A proposed standard to create smart facilities supporting smart grids, written by ASHRAE and the National Electrical Manufacturers Association, is open for public review until Oct. 6. ASHRAE/NEMA Standard 201P, Facility Smart Grid Information Model would provide a common basis for electrical energy consumers to describe, manage and communicate about electrical energy consumptions and forecasts.
The 201P also is being considered for adoption as an international standard through the International Organization for Standardization. In addition, the standard coordinates with and uses content from the International Electrotechnical Commission’s Common Information Model (CIM) standards. It also coordinates with the North American Energy Standards Board’s basic energy usage data model standard, informally known as Green Button, that facilitates consumer access to energy usage information for residential, commercial and industrial buildings.
The effort to substantially modernize and transform electric grids is an intentional effort involving hundreds of organizations and companies and will have an impact on billions of people, says Steve Bushby, who chairs the Standard 201P committee. The standards infrastructure that will be needed to support this may include over 100 standards by the time it is fully in place, he adds.

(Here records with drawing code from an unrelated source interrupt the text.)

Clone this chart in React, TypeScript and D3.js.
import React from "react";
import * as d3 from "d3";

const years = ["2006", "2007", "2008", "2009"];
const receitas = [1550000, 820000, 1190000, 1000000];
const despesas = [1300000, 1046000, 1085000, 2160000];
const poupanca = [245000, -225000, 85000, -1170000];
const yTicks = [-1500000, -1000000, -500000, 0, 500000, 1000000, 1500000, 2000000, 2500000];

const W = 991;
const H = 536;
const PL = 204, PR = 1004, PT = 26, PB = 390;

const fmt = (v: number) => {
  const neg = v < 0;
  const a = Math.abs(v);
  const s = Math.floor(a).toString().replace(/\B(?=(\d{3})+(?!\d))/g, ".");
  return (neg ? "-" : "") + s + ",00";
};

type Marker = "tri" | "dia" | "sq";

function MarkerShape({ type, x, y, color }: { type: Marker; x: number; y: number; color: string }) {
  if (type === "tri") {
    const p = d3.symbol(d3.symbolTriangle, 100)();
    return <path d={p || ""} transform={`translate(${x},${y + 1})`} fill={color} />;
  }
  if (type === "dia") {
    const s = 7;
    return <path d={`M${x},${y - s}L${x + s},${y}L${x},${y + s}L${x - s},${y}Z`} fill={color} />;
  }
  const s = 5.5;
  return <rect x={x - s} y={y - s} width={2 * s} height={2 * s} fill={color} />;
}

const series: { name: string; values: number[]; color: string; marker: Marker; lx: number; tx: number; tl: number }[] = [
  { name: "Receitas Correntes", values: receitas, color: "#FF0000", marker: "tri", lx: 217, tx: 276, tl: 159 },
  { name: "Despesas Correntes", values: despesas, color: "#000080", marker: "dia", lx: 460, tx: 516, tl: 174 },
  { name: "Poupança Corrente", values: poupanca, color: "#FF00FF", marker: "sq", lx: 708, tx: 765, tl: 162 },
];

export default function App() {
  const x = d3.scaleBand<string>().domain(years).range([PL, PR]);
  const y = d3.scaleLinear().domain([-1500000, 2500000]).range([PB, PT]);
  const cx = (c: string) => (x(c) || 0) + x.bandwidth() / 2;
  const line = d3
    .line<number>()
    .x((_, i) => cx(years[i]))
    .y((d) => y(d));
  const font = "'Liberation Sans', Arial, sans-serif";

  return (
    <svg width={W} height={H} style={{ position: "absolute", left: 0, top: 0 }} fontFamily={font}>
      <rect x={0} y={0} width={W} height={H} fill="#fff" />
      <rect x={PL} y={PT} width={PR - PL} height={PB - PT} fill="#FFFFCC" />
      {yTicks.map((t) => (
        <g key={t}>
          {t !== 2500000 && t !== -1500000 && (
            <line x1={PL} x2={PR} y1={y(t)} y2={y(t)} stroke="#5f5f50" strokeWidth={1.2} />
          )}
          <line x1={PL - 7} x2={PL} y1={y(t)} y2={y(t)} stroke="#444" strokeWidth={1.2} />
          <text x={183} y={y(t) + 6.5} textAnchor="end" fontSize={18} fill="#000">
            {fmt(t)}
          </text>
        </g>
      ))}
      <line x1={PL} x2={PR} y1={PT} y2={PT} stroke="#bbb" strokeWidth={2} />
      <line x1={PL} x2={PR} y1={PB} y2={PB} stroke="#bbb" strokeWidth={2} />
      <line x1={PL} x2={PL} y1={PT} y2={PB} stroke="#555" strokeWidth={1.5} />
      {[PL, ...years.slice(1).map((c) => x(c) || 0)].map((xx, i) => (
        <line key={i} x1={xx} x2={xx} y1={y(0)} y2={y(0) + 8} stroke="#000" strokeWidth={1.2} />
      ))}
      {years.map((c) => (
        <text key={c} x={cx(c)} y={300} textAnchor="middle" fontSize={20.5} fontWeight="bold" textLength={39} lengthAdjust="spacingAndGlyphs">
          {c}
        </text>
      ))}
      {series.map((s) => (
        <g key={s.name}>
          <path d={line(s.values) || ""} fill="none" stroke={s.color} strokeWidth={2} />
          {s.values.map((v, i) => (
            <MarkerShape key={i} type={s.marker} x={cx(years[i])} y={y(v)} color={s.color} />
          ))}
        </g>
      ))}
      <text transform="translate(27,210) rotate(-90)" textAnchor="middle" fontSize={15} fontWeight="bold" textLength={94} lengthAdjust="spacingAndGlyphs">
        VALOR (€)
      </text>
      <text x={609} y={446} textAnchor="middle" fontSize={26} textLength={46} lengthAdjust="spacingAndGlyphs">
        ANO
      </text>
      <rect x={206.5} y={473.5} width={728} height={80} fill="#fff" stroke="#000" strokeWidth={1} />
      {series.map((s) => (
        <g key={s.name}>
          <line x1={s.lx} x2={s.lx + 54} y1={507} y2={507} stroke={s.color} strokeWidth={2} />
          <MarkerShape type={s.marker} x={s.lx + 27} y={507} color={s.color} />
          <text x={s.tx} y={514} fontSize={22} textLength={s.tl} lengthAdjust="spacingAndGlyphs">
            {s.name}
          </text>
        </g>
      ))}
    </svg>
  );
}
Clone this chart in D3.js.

The proposed standard defines an object-oriented information model to enable appliances and control systems in residential, commercial and industrial buildings to manage electrical loads and generation sources in response to communication with the smart electrical grid and to communicate information about those electrical loads to utility and other electrical service providers.
The standard is part of ASHRAE’s supporting efforts for the Smart Grid Interoperability Panel, a private-public partnership initiated by the National Institute of Standards and Technology to speed development of interoperability and cyber-security standards for a nationwide electric-power smart grid.